D’autres cadres semblaient avoir fait le choix inverse : le Pas-de-Calais avait 16 candidats ; les Bouches-du-Rhône, 17 ; le Var, 21. Ces vieux bastions électoraux ont connu des résultats très décevants aux élections régionales avec des transfuges de la droite en tête de liste – Sébastien Chenu et Thierry Mariani – qui ont été acclamés et promus lors du congrès selon une règle de management, constante du Front national au RN, de faveur donnée aux entrants. En 1988 et en 2012, Bruno Mégret puis Florian Philippot avaient été propulsés numéro deux du parti sans cursus honorum militant.

Tous ces indicateurs témoignent d’un parti fragile. Mme Le Pen a nettement réfuté que cela soit dû à sa volonté affichée, au cours de ces derniers mois, de s’adresser à l’ancien électorat de François Fillon à la présidentielle de 2017. Un sondage de l’IFOP paru la semaine du 28 juin, et qui lui accorde 28 % au premier tour, témoigne qu’elle a encore un profond retard chez les seniors, les diplômés, les professions intellectuelles (où, comme en 2012 et 2017, elle ferait encore moins que son père en 1988).

Elle peut espérer que son positionnement tasse peut-être son score au premier tour de la présidentielle de 2022, mais, surtout, qu’il lui permette de l’améliorer au second par rapport à 2017. Faire moins rendrait délicate sa reprise de la présidence du parti dans la foulée de l’élection.

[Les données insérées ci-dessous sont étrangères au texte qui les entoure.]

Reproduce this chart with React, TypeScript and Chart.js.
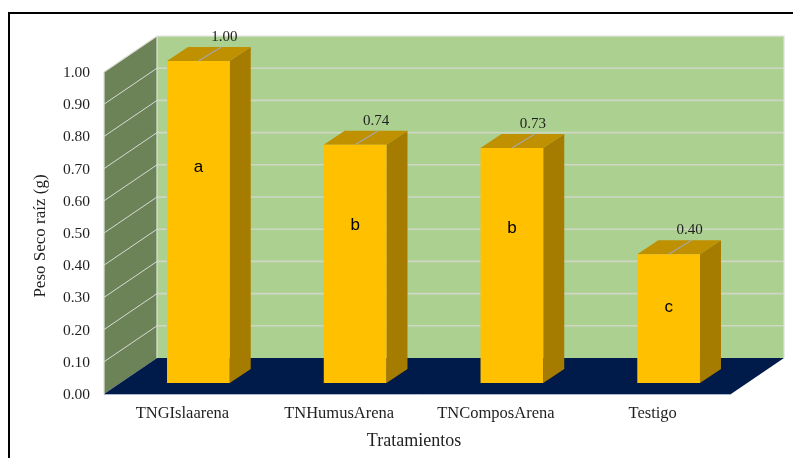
import React, { useEffect, useRef } from "react";
import { Chart, registerables } from "chart.js";

Chart.register(...registerables);

const categories = ["TNGIslaarena", "TNHumusArena", "TNComposArena", "Testigo"];
const pesoSecoRaiz = [1.0, 0.74, 0.73, 0.4];
const significance = ["a", "b", "b", "c"];
const significanceLevels = [0.67, 0.49, 0.48, 0.235];
const yTicks = [0, 0.1, 0.2, 0.3, 0.4, 0.5, 0.6, 0.7, 0.8, 0.9, 1.0];
const yTitle = "Peso Seco raíz (g)";
const xTitle = "Tratamientos";

const SERIF = '"Liberation Serif", "Times New Roman", serif';
const TEXT = "#1F1F1F";
const DEPTH_X = 53;
const DEPTH_Y = 36;
const BAR_SHIFT_X = 16;
const BAR_SHIFT_Y = 11;
const BAR_DEPTH_X = 21;
const BAR_DEPTH_Y = 14;

function poly(ctx: CanvasRenderingContext2D, fill: string, pts: number[][]) {
  ctx.beginPath();
  pts.forEach(([x, y], i) => (i ? ctx.lineTo(x, y) : ctx.moveTo(x, y)));
  ctx.closePath();
  ctx.fillStyle = fill;
  ctx.fill();
}

const scene3d = {
  id: "scene3d",
  beforeDraw(chart: any) {
    const { ctx } = chart;
    ctx.save();
    ctx.fillStyle = "#ffffff";
    ctx.fillRect(0, 0, chart.width, chart.height);
    ctx.strokeStyle = "#000000";
    ctx.lineWidth = 2;
    ctx.beginPath();
    ctx.moveTo(9, 458);
    ctx.lineTo(9, 13);
    ctx.lineTo(793, 13);
    ctx.stroke();
    ctx.restore();
  },
  beforeDatasetsDraw(chart: any) {
    const { ctx, scales } = chart;
    const y = scales.y;
    const l = scales.x.left;
    const r = scales.x.right;
    const y0 = y.getPixelForValue(0);
    const y1 = y.getPixelForValue(1);
    ctx.save();
    poly(ctx, "#ABD08F", [
      [l + DEPTH_X, y1 - DEPTH_Y],
      [r + DEPTH_X, y1 - DEPTH_Y],
      [r + DEPTH_X, y0 - DEPTH_Y],
      [l + DEPTH_X, y0 - DEPTH_Y],
    ]);
    poly(ctx, "#6C8358", [
      [l, y1],
      [l + DEPTH_X, y1 - DEPTH_Y],
      [l + DEPTH_X, y0 - DEPTH_Y],
      [l, y0],
    ]);
    poly(ctx, "#001A4A", [
      [l, y0],
      [r, y0],
      [r + DEPTH_X, y0 - DEPTH_Y],
      [l + DEPTH_X, y0 - DEPTH_Y],
    ]);
    yTicks.slice(1, -1).forEach((v) => {
      const p = y.getPixelForValue(v);
      ctx.strokeStyle = "#D9D9D9";
      ctx.lineWidth = 1;
      ctx.beginPath();
      ctx.moveTo(l, p);
      ctx.lineTo(l + DEPTH_X, p - DEPTH_Y);
      ctx.stroke();
      ctx.strokeStyle = "#CFD6C4";
      ctx.lineWidth = 1.6;
      ctx.beginPath();
      ctx.moveTo(l + DEPTH_X, p - DEPTH_Y);
      ctx.lineTo(r + DEPTH_X, p - DEPTH_Y);
      ctx.stroke();
    });
    ctx.strokeStyle = "#DDDFD8";
    ctx.lineWidth = 1.25;
    ctx.beginPath();
    ctx.moveTo(l, y0);
    ctx.lineTo(l, y1);
    ctx.lineTo(l + DEPTH_X, y1 - DEPTH_Y);
    ctx.lineTo(r + DEPTH_X, y1 - DEPTH_Y);
    ctx.lineTo(r + DEPTH_X, y0 - DEPTH_Y);
    ctx.moveTo(l + DEPTH_X, y1 - DEPTH_Y);
    ctx.lineTo(l + DEPTH_X, y0 - DEPTH_Y);
    ctx.stroke();
    ctx.strokeStyle = "#A9B6CC";
    ctx.lineWidth = 1;
    ctx.beginPath();
    ctx.moveTo(l, y0 + 0.5);
    ctx.lineTo(r, y0 + 0.5);
    ctx.stroke();

    chart.getDatasetMeta(0).data.forEach((bar: any) => {
      const half = bar.width / 2;
      const x2 = bar.x + half + BAR_SHIFT_X;
      const x1 = bar.x - half + BAR_SHIFT_X;
      const top = bar.y - BAR_SHIFT_Y;
      const base = bar.base - BAR_SHIFT_Y;
      poly(ctx, "#A67C00", [
        [x2, top],
        [x2 + BAR_DEPTH_X, top - BAR_DEPTH_Y],
        [x2 + BAR_DEPTH_X, base - BAR_DEPTH_Y],
        [x2, base],
      ]);
      poly(ctx, "#BF9000", [
        [x1, top],
        [x2, top],
        [x2 + BAR_DEPTH_X, top - BAR_DEPTH_Y],
        [x1 + BAR_DEPTH_X, top - BAR_DEPTH_Y],
      ]);
    });
    ctx.restore();
  },
  beforeDatasetDraw(chart: any) {
    chart.ctx.save();
    chart.ctx.translate(BAR_SHIFT_X, -BAR_SHIFT_Y);
  },
  afterDatasetDraw(chart: any) {
    chart.ctx.restore();
  },
  afterDatasetsDraw(chart: any) {
    const { ctx, scales } = chart;
    ctx.save();
    ctx.textAlign = "center";
    ctx.textBaseline = "middle";
    chart.getDatasetMeta(0).data.forEach((bar: any, i: number) => {
      const cx = bar.x + BAR_SHIFT_X;
      const top = bar.y - BAR_SHIFT_Y;
      ctx.strokeStyle = "#A6A6A6";
      ctx.lineWidth = 1.25;
      ctx.beginPath();
      ctx.moveTo(cx, top);
      ctx.lineTo(cx + BAR_DEPTH_X + 2, top - BAR_DEPTH_Y);
      ctx.stroke();

      ctx.fillStyle = TEXT;
      ctx.font = `15px ${SERIF}`;
      ctx.fillText(pesoSecoRaiz[i].toFixed(2), cx + (i === 0 ? 26 : 21), top - 24);

      ctx.fillStyle = "#000000";
      ctx.font = '17px "Liberation Sans", sans-serif';
      ctx.fillText(
        significance[i],
        cx,
        scales.y.getPixelForValue(significanceLevels[i]) - BAR_SHIFT_Y
      );
    });
    ctx.fillStyle = TEXT;
    ctx.font = `18px ${SERIF}`;
    ctx.fillText(xTitle, 414, 441);
    ctx.font = `17px ${SERIF}`;
    ctx.translate(41, 236);
    ctx.rotate(-Math.PI / 2);
    ctx.fillText(yTitle, 0, 0);
    ctx.restore();
  },
};

export default function App() {
  const ref = useRef<HTMLCanvasElement>(null);
  useEffect(() => {
    const chart = new Chart(ref.current as HTMLCanvasElement, {
      type: "bar",
      data: {
        labels: categories,
        datasets: [
          {
            label: yTitle,
            data: pesoSecoRaiz,
            backgroundColor: "#FFC000",
            barPercentage: 0.4,
            categoryPercentage: 1,
          },
        ],
      },
      plugins: [scene3d],
      options: {
        animation: false,
        responsive: false,
        layout: { padding: { top: 72, right: 62, left: 0, bottom: 0 } },
        plugins: { legend: { display: false }, tooltip: { enabled: false } },
        scales: {
          x: {
            grid: { display: false, drawTicks: false },
            border: { display: false },
            ticks: { color: TEXT, font: { family: SERIF, size: 16.5 }, padding: 10, maxRotation: 0 },
            afterFit: (s: any) => {
              s.height = 64;
            },
          },
          y: {
            min: 0,
            max: 1,
            grid: { display: false, drawTicks: false },
            border: { display: false },
            afterBuildTicks: (s: any) => {
              s.ticks = yTicks.map((value) => ({ value }));
            },
            ticks: {
              color: TEXT,
              font: { family: SERIF, size: 15.5 },
              padding: 14,
              labelOffset: 1,
              callback: (v: any) => Number(v).toFixed(2),
            },
            afterFit: (s: any) => {
              s.width = 104;
            },
          },
        },
      },
    } as any);
    return () => chart.destroy();
  }, []);
  return (
    <div style={{ position: "fixed", left: 0, top: 0, width: 793, height: 458 }}>
      <canvas ref={ref} width={793} height={458} style={{ display: "block" }} />
    </div>
  );
}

Les défaites du RN aux trois derniers scrutins présidentiels ne doivent pas faire oublier que le 21 avril 2002 Jean-Marie Le Pen était le candidat vieillissant d’un parti groupusculaire, ayant perdu l’essentiel de ses cadres et militants lors de la scission, au score désastreux lors des élections européennes précédentes (5,7 %), et ayant mené une campagne erratique. Le parti peut, certes, être hors-sol, ce qui compte pour le second tour est la crédibilité du candidat et de son programme. Il reste, en la matière, beaucoup de travail à Marine Le Pen.